Sometimes I get down on myself because of where I am in life. I get stuck thinking that I should be doing more, accomplishing more, believing that through my accomplishments I will be finally fulfilled. I keep thinking that once I have a high paying job, a nice house, a nice car, a couple of degrees on my wall then I could look at all the things I’ve achieved and say “OK. You did it. Your life is now perfect.”

Where did I get this idea? Why do I think that fulfillment comes from external accomplishments?
I mean, sure externals can bring fulfillment, but if you’re like me struggling and straining through the externals in hope that your strain will later bring fulfillment – then maybe we need to refocus ourselves.

I keep thinking I need to achieve some big thing so I can prove to myself and the world that I matter.
But today I woke up with the realization that I don’t need to do anything in order to matter. I already matter simply because I exist.

I realize that I need to appreciate the little things and that these little things are really big things in and of themselves. I was wallowing around thinking I have no purpose because I work a “meaningless job” at a storage company. Then I realized “Hey, wait a minute. I do have a purpose. I am the storage girl. My purpose right now is to be the best storage girl I can be. My purpose is to smile and give good service to my customers and to make sure that everyone who comes in looking for a place to keep their stuff is helped in a warm and friendly manner. I am the storage girl for now and this is my purpose right now.”

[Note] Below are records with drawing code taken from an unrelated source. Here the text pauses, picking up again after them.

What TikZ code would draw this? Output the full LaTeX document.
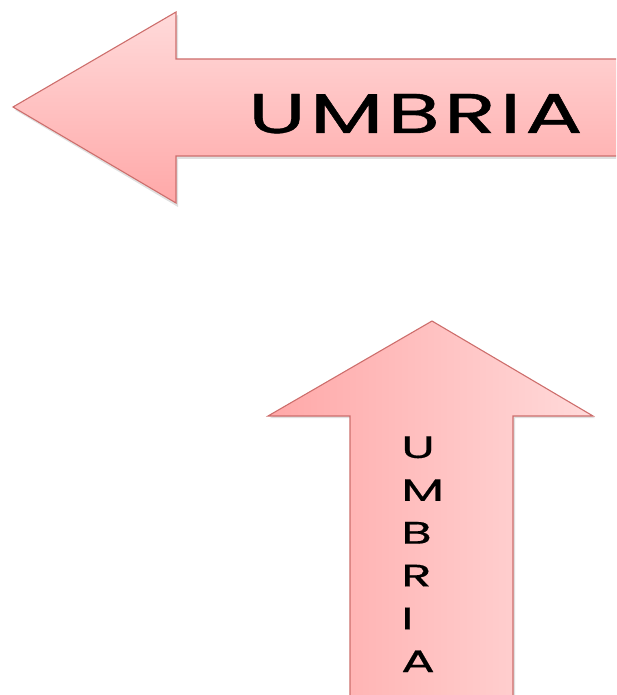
\documentclass[tikz,border=0pt]{standalone}
\usepackage{fontspec}
\setmainfont{Poppins}
\newfontfamily\widefont[LetterSpace=5,FakeBold=0.7]{Poppins}
\newfontfamily\stackfont[FakeBold=0.5]{Poppins}
\definecolor{arrowline}{RGB}{205,110,108}
\definecolor{pinklight}{RGB}{255,218,218}
\definecolor{pinkdark}{RGB}{255,168,168}
\tikzset{
  arrowshape/.style={draw=arrowline, line width=1.1pt, line join=miter},
  shadowshape/.style={fill=black, opacity=0.12},
  labeltext/.style={inner sep=0pt, text=black},
}
\begin{document}
\begin{tikzpicture}[x=1pt,y=-1pt]
  \useasboundingbox (0,0) rectangle (616,695);
  \clip (0,0) rectangle (616,695);
  % soft shadows
  \fill[shadowshape] (15,110) -- (178,15) -- (178,62) -- (640,62) -- (640,159) -- (178,159) -- (178,207) -- cycle;
  \fill[shadowshape] (434,323) -- (595,418) -- (515,418) -- (515,720) -- (352,720) -- (352,418) -- (270,418) -- cycle;
  % left-pointing arrow
  \path[arrowshape, top color=pinklight, bottom color=pinkdark]
    (13,107) -- (176,12) -- (176,59) -- (640,59) -- (640,156) -- (176,156) -- (176,203) -- cycle;
  \node[labeltext, anchor=base west, xscale=1.52, font=\widefont\fontsize{56}{56}\selectfont] (lefttext) at (248,133) {UMBRIA};
  % up-pointing arrow
  \path[arrowshape, left color=pinkdark, right color=pinklight]
    (432,321) -- (593,416) -- (513,416) -- (513,720) -- (350,720) -- (350,416) -- (268,416) -- cycle;
  \foreach \ch [count=\i from 0] in {U,M,B,R,I,A} {
    \node[labeltext, anchor=base west, xscale=1.6, font=\stackfont\fontsize{31}{31}\selectfont] (up\i) at (401,458+42.8*\i) {\ch};
  }
\end{tikzpicture}
\end{document}
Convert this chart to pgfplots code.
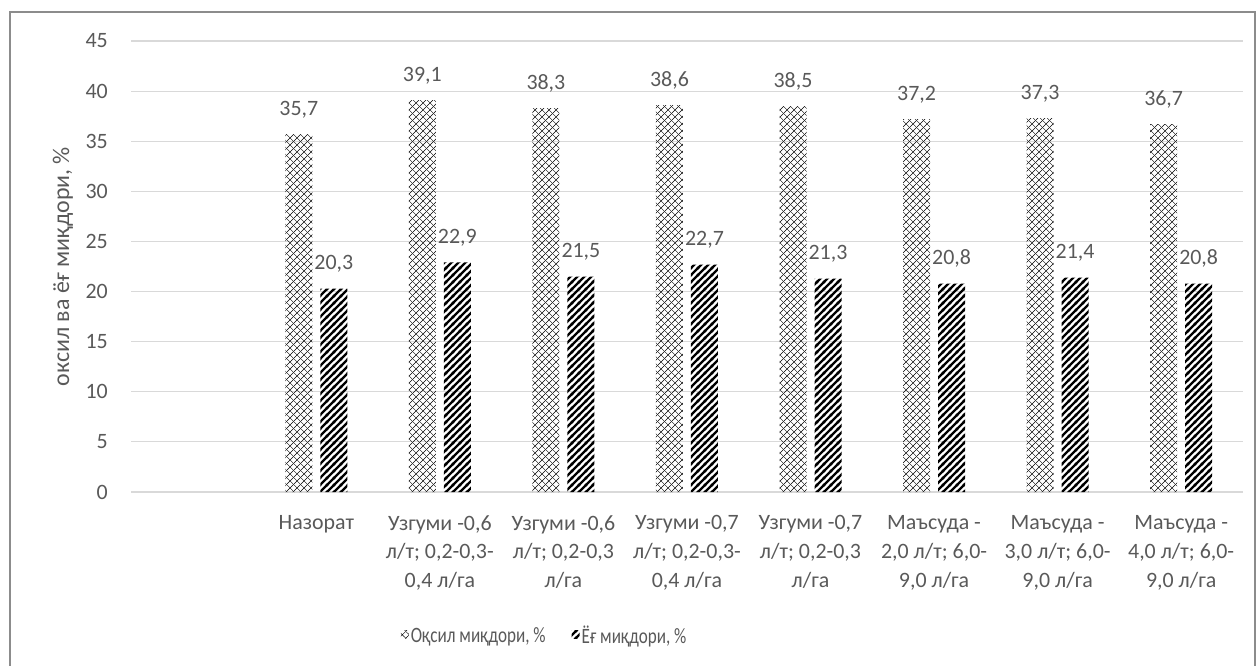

I was undermining myself simply because I didn’t feel like my job was meaningful. But it is. Even if I was flipping burgers at McDonald’s, that is meaningful too. If flipping burgers is my job, I simply need to know that for now my purpose is to be the best burger flipper I can be! Or if I am a cleaning lady, my purpose right now is to just be the best cleaning lady I can be.

I realize now that no matter what position I am in, whether it is president or servant, I have a purpose to fulfill in my particular place in time. I need to know that my purpose right now is whatever that purpose is right now and that I am not less than anyone else simply because of the title I hold.

I realize also that I have a tendency to compare myself to others making me feel inferior because I believe I should also be doing what others are doing. I need to understand that I am ME and not OTHERS. And that whatever I do in time is just as meaningful as what other people are doing because in the grand scheme of things we are all operating for some greater purpose – to move forward in time.

I need to improve my faith. I need to learn to trust that tomorrow will be ok and that I will be provided for. I don’t need to work-out the future, I just need to be here right now fulfilling this very purpose in time. I need to understand that my worth is not defined by my accomplishments even though that’s what our society often wants us to believe. This kind of mentality only serves to discourage us when in truth we are all the same.

Ultimately, what I am saying is: This moment, right here, right now – this is my life. My life is not in some future place or in the past. My life is here and being here is my purpose. I don’t need to feel like I must accomplish some great thing in the future in order to feel great. I am great because I exist. Life has chosen me to come to be and to be is my primary purpose. What I do at any point in time is big. Just coming in to my job and helping people get their storage room is big. Life has all these little moments that make big things. Let’s marvel in the little-big things of every day life.

Just relax in this moment.
Let yourself know that this moment is enough.
Let yourself know that tomorrow will be ok.
Let yourself be here and now.
Whatever action needs to be taken in this moment, take it.
If no action needs to be taken, just be.
You don’t need to plan your whole life.
You don’t need to compare yourself to others.
You are enough just as you are in this moment.
Your presence is a big accomplishment in and of itself.
Marvel in the little-big things.
Your purpose is to be and that is very, very big.